How does this machine learning tie back to Defensible Disposition?
BT: The next logical step in using machine learning is to utilize auto-categorization to determine what data is valueless, a copy, or beyond its retention period to set the basis of Defensible Disposition. Again, Defensible Disposition is the process of disposing of data that is no longer needed for the running of the business and is not subject to regulatory retention nor subject to a current or anticipated legal hold.
Machine learning for defensible disposition can be used in two ways; to categorize and dispose of the huge stockpiles of existing data around the enterprise, and to perform on-going categorization and retention/disposition of live data – to ensure buildup of unmanaged data never happen again.
Earlier, I mentioned that predictive coding for eDiscovery used a “supervised” machine learning model – meaning it relied on human interaction to train it. With the amount of information already sitting in enterprises as well as the sheer volume of live data entering and leaving the enterprise, a supervised machine learning model would not be feasible.
So, what you are describing is an environment in which the computer trains itself?
BT: BINGO. For auto-categorization and defensible disposition to work, a self-learning or “unsupervised” machine learning model would need to be used.
In unsupervised machine learning, there is no training data set or training cycles needed. Essentially the program trains itself based on the data set provided. Unsupervised machine learning opens the door to ongoing auto-categorization and defensible disposition of live data.
The only caveat for this to work is all corporate data must be stored and available centrally so the program can manage it. This means that all employee computers need to be synced, or for laptops, data must be downloaded to a central location on a regular basis. But the benefits far outweigh ignoring the problem. With predictive auto-categorization, the company addresses the problem of huge, unmanaged employee data – typically 80% of all data in an enterprise.
In the near future, unsupervised machine learning and auto-categorization will be the norm. Of course, there is still the question of how expensive will it be…
Like most technologies – early entrants will likely charge a premium. What can business and IT professionals do to manage costs until the competitor pool increases?

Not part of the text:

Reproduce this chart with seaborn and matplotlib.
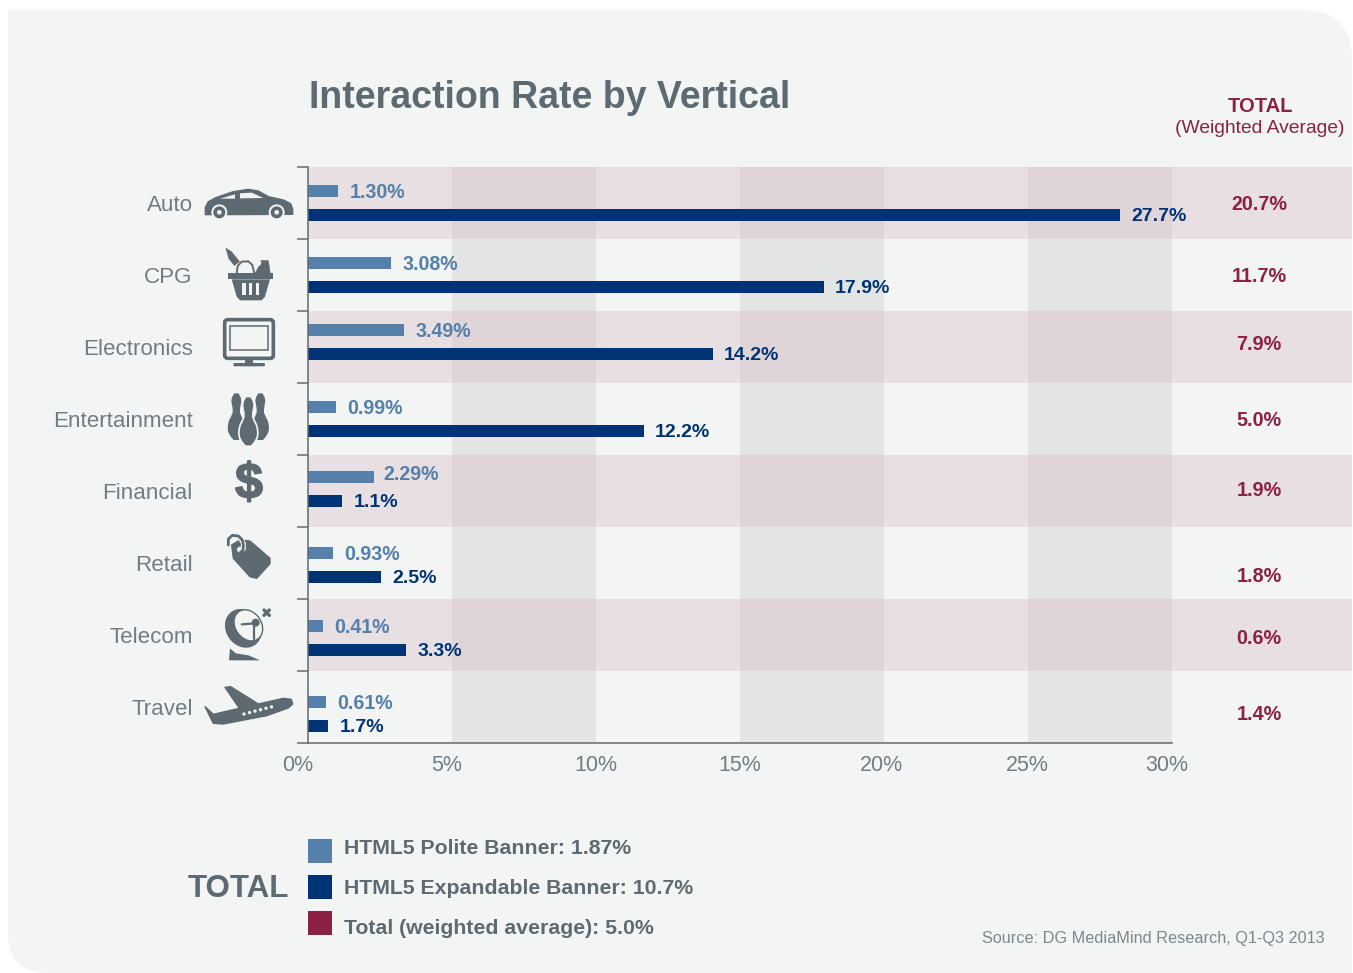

BT: To make machine learning capabilities available to all at a low price, cloud platforms like Microsoft Azure will need to offer machine learning capabilities as an included service – in reality, Microsoft has already begun to do this.
Then, organizations will need to seek technology solutions that enhance and provide the specific capabilities they require to fully achieve their data management, storage, protection, security, archiving, disposition and other initiatives. For instance, Archive360 is the first cloud-managed storage and archive solution for compliance and long-term data management built on Azure Cloud Services. Archive2Azure creates a highly secure and low cost, legally compliant enterprise storage repository and archive perfect for the storage and management of records, unstructured data, and legal data sets. Because it’s built on the Azure Cloud, Microsoft’s machine learning technology is already available to all Azure application developers, so auto-categorization and defensible disposition is just around the corner.